Rogers shines on stage and closes out the first act with a strong tap performance in his ‘Angry Dance’. Other highlights for me from Rogers were the ‘Expressing Yourself’ duet with Michael, his solo in ‘Electricity’, ‘The Letter’ with his dead mother and the beautifully choreographed ballet duet with Aaron Smyth representing an the older Billy which was sublime.
Appearing in almost every scene, the role of Billy is substantial for any performer, and Rogers must be applauded for doing justice to the role. This is a massive role. After an exhaustive audition and rehearsal process, I expect the other three boys would be similarly outstanding on stage. They all potentially have huge careers ahead of them.
The entire supporting children’s ensemble were also a joy to watch on stage, especially the comedic brilliance of James Sonnemann playing Billy’s only confidant in cross-dressing Michael. The duet between Michael and Billy is the first big dance number in the show seeing the two boys show off their tapping skills amidst giant dancing frocks on coat hangers! It is a purely delightful scene. Special mention also to Gabrielle Daggar who played Debbie so hilariously … she had great natural comedic talent.
The cast and ensemble overall were incredible, especially in authentically delivering the broad Northern accent and colloquial dialogue, even though it takes a little getting used to hearing the kids swearing so easily and genuinely! One of the special aspects of Billy Elliot The Musical is the fact that many of the cast are playing burly mining men who clearly are not supposed to be dancers, but the clever original choreography by Peter Darling (tweaked here by resident choreographer Danielle Bilios) perfectly allows them to tell their own story parallel to Billy’s. There is so much diversity in the dance choreography in this production, encompassing many styles and abilities, which all work together to tell the story.
Drew Livingstone and Justin Smith play Billy’s aggressive and judgmental brother and father almost too convincingly, and Vivien Davies plays Billy’s dithering and unfiltered grandmother who has one of the best and funniest numbers in the show with ‘Grandma’s Song’. This cast is almost spilling over with talent, however, to see the amazing Kelley Abbey back on the stage in the role of the chain-smoking, sassy dance teacher Mrs Wilkinson is a total pleasure and rare treat. Abbey is perfect in this role and it is obvious she is enjoying being back in the spotlight as much as the audience enjoyed seeing her singing and dancing and generally having a total hoot in this role! Her goofy sidekick pianist Mr Braithwaite played by Dean Vince is also memorably noteworthy in this show.
This show moves along at a rollicking pace allowing the audience to remain engaged, anticipating the start of Act II and eagerly cheering on Billy to make it to the Royal Ballet School.
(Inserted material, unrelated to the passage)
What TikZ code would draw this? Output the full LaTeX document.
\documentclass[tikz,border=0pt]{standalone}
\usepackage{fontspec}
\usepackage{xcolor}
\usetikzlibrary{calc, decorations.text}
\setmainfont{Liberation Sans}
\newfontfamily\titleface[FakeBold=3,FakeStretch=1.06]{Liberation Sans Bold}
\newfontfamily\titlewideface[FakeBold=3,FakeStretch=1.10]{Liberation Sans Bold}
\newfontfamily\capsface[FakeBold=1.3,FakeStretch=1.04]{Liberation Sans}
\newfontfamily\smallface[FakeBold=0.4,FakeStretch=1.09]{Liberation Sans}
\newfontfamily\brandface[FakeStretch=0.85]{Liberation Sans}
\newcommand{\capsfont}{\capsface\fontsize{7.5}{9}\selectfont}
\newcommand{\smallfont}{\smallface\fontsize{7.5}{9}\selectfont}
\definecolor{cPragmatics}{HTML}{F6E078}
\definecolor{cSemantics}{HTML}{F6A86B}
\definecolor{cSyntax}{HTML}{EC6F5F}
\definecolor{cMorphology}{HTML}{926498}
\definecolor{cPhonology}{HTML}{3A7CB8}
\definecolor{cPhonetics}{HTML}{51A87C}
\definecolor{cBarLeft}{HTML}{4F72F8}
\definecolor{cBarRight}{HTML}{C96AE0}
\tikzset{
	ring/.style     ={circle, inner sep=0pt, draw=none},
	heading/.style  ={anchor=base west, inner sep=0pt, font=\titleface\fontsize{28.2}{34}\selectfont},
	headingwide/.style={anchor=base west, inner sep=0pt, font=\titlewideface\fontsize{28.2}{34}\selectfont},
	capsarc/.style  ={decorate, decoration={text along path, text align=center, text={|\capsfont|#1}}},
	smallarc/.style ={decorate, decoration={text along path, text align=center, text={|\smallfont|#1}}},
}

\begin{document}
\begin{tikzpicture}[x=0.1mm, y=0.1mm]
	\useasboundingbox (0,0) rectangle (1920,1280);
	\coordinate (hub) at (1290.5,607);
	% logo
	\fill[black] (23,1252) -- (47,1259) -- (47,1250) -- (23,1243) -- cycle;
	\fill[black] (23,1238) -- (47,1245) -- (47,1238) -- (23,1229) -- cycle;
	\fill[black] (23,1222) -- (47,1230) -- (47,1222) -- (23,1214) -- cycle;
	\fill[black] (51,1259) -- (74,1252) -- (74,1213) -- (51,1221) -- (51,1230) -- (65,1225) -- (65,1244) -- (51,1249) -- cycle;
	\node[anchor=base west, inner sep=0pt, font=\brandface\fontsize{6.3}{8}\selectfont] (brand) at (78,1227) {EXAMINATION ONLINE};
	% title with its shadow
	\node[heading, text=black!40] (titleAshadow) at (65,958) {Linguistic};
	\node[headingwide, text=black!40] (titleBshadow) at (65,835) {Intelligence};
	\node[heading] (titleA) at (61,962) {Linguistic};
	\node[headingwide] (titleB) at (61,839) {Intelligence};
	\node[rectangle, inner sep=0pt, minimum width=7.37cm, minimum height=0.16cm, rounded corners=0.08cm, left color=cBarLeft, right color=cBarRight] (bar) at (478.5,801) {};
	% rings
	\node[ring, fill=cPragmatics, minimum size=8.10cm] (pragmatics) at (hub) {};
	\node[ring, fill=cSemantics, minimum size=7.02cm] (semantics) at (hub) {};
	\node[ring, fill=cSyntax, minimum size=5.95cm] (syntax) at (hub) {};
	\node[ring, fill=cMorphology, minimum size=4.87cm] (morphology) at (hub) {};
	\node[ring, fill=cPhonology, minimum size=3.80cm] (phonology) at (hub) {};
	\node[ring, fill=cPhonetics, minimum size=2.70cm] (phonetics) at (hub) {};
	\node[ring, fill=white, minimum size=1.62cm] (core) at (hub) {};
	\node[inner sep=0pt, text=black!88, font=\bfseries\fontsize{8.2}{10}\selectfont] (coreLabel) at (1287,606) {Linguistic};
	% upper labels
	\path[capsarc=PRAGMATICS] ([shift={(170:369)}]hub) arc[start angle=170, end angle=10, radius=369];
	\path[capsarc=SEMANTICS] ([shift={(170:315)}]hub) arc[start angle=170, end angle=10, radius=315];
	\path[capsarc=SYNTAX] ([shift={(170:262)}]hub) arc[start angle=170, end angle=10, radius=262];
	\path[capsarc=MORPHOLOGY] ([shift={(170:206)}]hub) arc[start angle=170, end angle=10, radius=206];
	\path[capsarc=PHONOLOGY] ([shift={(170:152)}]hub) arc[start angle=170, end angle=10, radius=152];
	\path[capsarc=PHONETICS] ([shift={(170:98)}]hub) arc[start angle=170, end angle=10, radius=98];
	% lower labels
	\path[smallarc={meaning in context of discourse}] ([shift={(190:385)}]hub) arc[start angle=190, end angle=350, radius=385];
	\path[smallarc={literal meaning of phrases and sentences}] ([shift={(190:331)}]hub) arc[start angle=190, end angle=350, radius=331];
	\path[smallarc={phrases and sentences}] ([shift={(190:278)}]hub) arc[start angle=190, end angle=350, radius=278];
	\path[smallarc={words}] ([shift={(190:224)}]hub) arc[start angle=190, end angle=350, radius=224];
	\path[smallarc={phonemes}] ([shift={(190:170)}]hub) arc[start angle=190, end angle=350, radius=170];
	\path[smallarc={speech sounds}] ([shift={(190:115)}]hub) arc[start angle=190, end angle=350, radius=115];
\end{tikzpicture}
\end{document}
The staging is quite complex and detailed, but it works well to contrast the dark and dismal scenes set in the striking mining town with the colourful and hopeful scenes set in Billy’s new world of dance – the only place he truly feels safe, free and alive amongst al the the negatives in his family life.
Because the final message of Billy Elliot is one of hope and inspiration, it is forgotten how dark and bleak the story actually is with the backdrop of the poverty and tensions caused from the miner’s strike ever-present. It takes you on a roller coaster of emotions from a dark place of sadness, fear and anger to brighter notes of joy and hope. The central element bridging the emotions on stage and parallel storylines is its humour – Billy Elliot is seriously laugh-out-loud funny! The humour cuts in at just the right moments to balance out the swearing and darker themes and eventually leaves the audience inspired and happy.
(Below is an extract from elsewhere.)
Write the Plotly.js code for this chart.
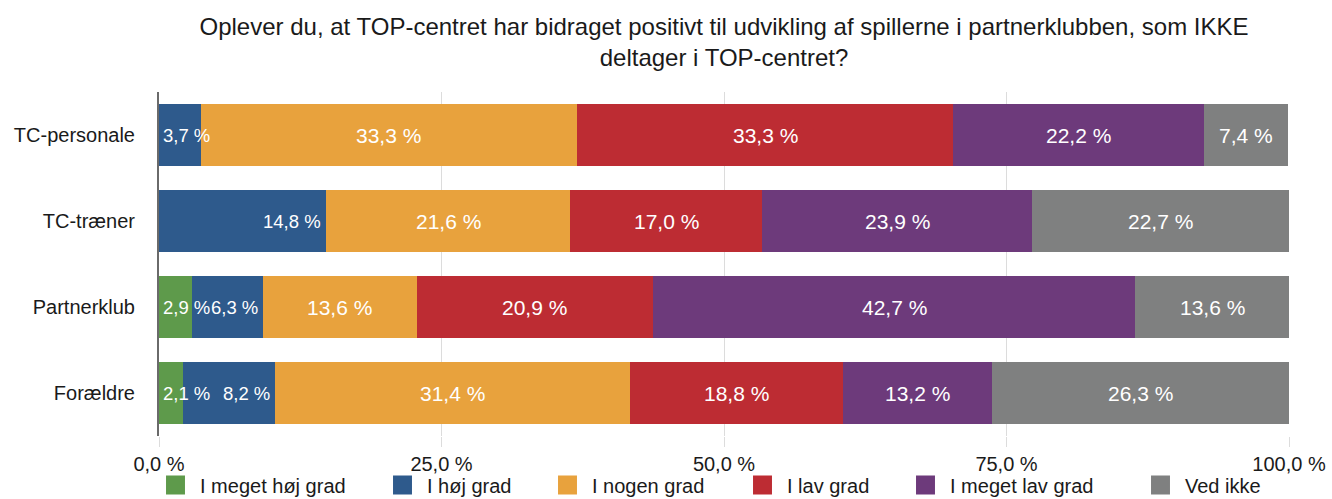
<!DOCTYPE html>
<html>
<head>
<meta charset="utf-8">
<script src="https://cdn.plot.ly/plotly-3.0.1.min.js"></script>
<style>
html,body{margin:0;padding:0;background:#fff;}
#chart{width:1332px;height:499px;}
#chart .legendpoints path{transform:translate(15.5px,0px) scale(1.58);}
</style>
</head>
<body>
<div id="chart"></div>
<script>
// Categories (top to bottom)
const categories = ["TC-personale", "TC-træner", "Partnerklub", "Forældre"];
const seriesNames = ["I meget høj grad", "I høj grad", "I nogen grad", "I lav grad", "I meget lav grad", "Ved ikke"];
const meget_hoj = [0, 0, 2.9, 2.1];
const hoj = [3.7, 14.8, 6.3, 8.2];
const nogen = [33.3, 21.6, 13.6, 31.4];
const lav = [33.3, 17.0, 20.9, 18.8];
const meget_lav = [22.2, 23.9, 42.7, 13.2];
const ved_ikke = [7.4, 22.7, 13.6, 26.3];
const xTicks = [0, 25, 50, 75, 100];

const series = [meget_hoj, hoj, nogen, lav, meget_lav, ved_ikke];
const colors = ["#5e9a4b", "#2e5a8c", "#e8a23d", "#bd2c33", "#6d3a7b", "#7f8080"];
const legendWidths = [182, 120, 150, 118, 190, 100];
const FONT = "Liberation Sans, Arial, Helvetica, sans-serif";

function fmt(v) { return v.toFixed(1).replace(".", ",") + " %"; }

const traces = series.map((vals, i) => ({
  type: "bar",
  orientation: "h",
  name: seriesNames[i],
  y: categories,
  x: vals,
  legendwidth: legendWidths[i],
  marker: { color: colors[i], line: { width: 0 } },
  hoverinfo: "skip"
}));

// Labels placed via data coordinates computed from the series
const annotations = [];
categories.forEach((cat, c) => {
  let cum = 0;
  series.forEach((vals, i) => {
    const v = vals[c];
    const x0 = cum, x1 = cum + v;
    cum = x1;
    if (v <= 0) return;
    let x, xanchor, xshift, size = 21;
    if (i === 0 || (i === 1 && v < 5)) { x = x0; xanchor = "left"; xshift = 2; size = 18.5; }
    else if (i === 1) { x = x1; xanchor = "right"; xshift = -3; size = 18.5; }
    else { x = (x0 + x1) / 2; xanchor = "center"; xshift = 0; }
    annotations.push({
      x: x, y: cat, xref: "x", yref: "y", text: fmt(v), showarrow: false,
      xanchor: xanchor, yanchor: "middle", xshift: xshift,
      font: { family: FONT, size: size, color: "#ffffff" }
    });
  });
});

const layout = {
  width: 1332, height: 499,
  margin: { l: 159, r: 43, t: 92, b: 63, pad: 0, autoexpand: false },
  paper_bgcolor: "#ffffff", plot_bgcolor: "#ffffff",
  separators: ", ",
  barmode: "stack",
  bargap: 0.275,
  font: { family: FONT, size: 20, color: "#1a1a1a" },
  title: {
    text: "Oplever du, at TOP-centret har bidraget positivt til udvikling af spillerne i partnerklubben, som IKKE<br>deltager i TOP-centret?",
    x: 0.5, xref: "paper", xanchor: "center",
    y: 1 - 35 / 499, yref: "container", yanchor: "middle",
    font: { family: FONT, size: 24, color: "#1a1a1a" }
  },
  xaxis: {
    range: [0, 100], tickmode: "array", tickvals: xTicks, ticktext: xTicks.map(fmt),
    showgrid: true, gridcolor: "#dcdcdc", gridwidth: 1,
    zeroline: false, showline: false,
    ticks: "outside", ticklen: 10, tickcolor: "#dcdcdc",
    tickfont: { family: FONT, size: 20, color: "#1a1a1a" },
    automargin: false,
    fixedrange: true
  },
  yaxis: {
    autorange: "reversed", type: "category",
    showline: true, linecolor: "#6a6a6a", linewidth: 2,
    showgrid: false, zeroline: false,
    ticks: "outside", ticklen: 18, tickcolor: "rgba(0,0,0,0)",
    tickfont: { family: FONT, size: 20, color: "#1a1a1a" },
    automargin: false,
    fixedrange: true
  },
  legend: {
    orientation: "h", x: 160 / 1332, xref: "container", xanchor: "left",
    y: 1 - 485 / 499, yref: "container", yanchor: "middle",
    bgcolor: "rgba(0,0,0,0)",
    font: { family: FONT, size: 20, color: "#1a1a1a" },
    traceorder: "normal"
  },
  showlegend: true,
  annotations: annotations
};

Plotly.newPlot("chart", traces, layout, { displayModeBar: false, staticPlot: true });
</script>
</body>
</html>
This incredible production ends on an even greater high with one of the best finale numbers I have ever seen. Performed by the entire cast, it is a celebration of dance and individuality that literally will have the audience on their feet in applause.
Billy Elliot is one of the best stories ever told and this new stage version will not disappoint either die-hard theatre fans or the wider general public. There is something in it for almost everyone. Be prepared to feel every emotion as you cheer for young Billy and his dream to dance.
While it may not be suitable for very young children due to the language and themes, I recommend that lovers of dance, true talent and good theatre get along to see this limited season new production of Billy Elliot The Musical as it tours Australia.